**Task goal:** Search the material below for the string "this" and list each line that holds it.

**Input:**
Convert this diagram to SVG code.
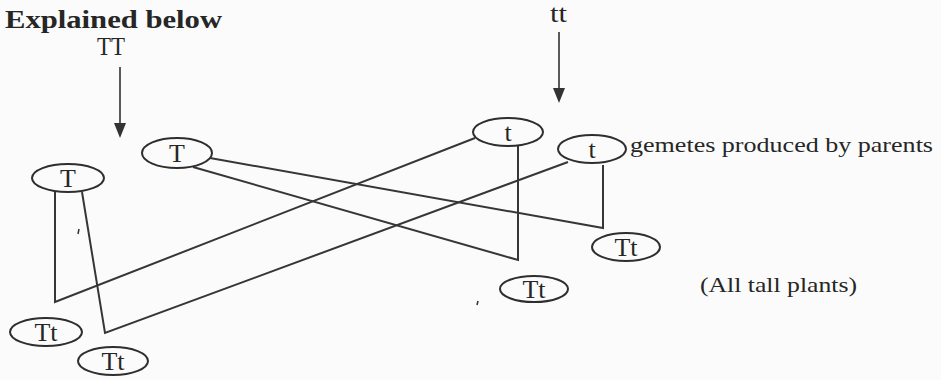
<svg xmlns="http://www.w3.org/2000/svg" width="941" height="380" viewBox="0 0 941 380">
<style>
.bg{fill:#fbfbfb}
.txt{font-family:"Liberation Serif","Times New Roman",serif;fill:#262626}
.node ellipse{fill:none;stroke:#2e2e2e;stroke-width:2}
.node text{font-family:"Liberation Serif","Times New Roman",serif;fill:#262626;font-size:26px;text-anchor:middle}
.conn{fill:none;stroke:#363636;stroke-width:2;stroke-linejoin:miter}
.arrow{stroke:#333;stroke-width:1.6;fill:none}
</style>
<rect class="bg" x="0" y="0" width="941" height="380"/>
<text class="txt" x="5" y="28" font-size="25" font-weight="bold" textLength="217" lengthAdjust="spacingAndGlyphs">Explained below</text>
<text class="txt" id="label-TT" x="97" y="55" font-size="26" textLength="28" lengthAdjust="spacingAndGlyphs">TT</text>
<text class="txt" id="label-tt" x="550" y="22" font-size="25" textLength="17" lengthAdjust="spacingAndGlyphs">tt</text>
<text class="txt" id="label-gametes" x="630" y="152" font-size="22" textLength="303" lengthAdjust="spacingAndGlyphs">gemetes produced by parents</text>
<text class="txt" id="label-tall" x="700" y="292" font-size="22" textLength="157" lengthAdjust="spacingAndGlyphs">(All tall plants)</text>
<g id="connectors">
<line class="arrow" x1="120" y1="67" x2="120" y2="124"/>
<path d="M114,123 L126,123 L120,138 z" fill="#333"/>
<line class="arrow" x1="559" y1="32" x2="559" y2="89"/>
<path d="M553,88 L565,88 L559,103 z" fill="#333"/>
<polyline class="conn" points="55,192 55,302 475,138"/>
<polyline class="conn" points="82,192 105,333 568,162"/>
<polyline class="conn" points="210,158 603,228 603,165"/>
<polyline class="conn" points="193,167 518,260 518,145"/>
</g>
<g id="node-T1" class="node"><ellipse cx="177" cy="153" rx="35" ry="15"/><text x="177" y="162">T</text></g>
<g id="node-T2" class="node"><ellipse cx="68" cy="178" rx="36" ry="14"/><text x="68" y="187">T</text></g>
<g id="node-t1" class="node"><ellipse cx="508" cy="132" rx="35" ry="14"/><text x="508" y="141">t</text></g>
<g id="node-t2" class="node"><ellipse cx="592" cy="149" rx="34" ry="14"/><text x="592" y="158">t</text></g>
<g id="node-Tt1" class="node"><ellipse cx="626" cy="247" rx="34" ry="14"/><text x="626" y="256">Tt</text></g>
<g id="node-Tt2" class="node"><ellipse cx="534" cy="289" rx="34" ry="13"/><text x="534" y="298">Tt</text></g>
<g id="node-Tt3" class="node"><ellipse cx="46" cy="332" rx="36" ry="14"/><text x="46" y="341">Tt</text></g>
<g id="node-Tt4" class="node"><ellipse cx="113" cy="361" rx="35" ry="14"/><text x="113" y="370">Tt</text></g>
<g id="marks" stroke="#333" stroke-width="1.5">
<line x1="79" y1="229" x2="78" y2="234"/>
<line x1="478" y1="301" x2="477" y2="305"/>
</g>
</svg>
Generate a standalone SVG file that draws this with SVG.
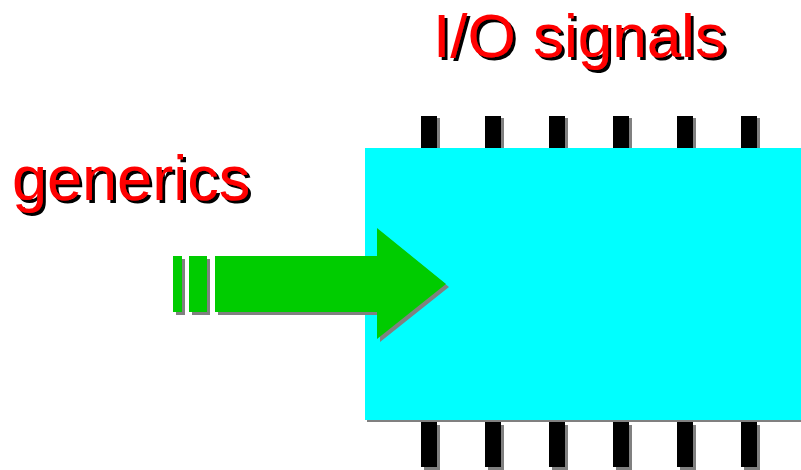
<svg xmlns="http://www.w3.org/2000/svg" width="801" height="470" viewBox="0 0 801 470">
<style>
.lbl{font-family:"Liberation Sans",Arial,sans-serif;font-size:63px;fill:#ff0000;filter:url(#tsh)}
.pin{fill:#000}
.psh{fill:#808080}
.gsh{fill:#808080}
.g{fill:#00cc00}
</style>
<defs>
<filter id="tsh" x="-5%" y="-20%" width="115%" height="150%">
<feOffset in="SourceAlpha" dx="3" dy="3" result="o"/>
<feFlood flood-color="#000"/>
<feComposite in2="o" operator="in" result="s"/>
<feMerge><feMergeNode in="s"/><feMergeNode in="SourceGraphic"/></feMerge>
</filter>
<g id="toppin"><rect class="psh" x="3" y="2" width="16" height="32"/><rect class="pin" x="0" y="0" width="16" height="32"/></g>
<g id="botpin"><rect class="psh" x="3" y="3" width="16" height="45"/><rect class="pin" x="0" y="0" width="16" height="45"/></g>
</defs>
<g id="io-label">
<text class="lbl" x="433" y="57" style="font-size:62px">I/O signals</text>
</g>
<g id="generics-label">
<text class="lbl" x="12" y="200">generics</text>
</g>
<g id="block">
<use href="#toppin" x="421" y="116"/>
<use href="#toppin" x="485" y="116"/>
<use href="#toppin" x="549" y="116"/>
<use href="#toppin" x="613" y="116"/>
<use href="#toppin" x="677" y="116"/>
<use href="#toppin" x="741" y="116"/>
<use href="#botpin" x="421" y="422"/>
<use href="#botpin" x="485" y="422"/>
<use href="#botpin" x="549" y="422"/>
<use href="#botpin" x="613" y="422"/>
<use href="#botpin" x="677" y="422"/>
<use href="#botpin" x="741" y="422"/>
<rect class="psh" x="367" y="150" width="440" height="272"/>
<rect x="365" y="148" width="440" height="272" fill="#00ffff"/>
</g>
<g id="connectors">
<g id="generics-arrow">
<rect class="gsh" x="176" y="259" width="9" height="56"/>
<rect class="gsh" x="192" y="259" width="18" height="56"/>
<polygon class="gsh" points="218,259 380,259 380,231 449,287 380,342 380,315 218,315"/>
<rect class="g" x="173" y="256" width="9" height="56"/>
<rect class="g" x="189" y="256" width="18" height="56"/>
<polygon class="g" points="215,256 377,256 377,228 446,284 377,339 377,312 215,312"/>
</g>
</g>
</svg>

**Completed task:**
Convert this diagram to SVG code.
Generate a standalone SVG file that draws this with SVG.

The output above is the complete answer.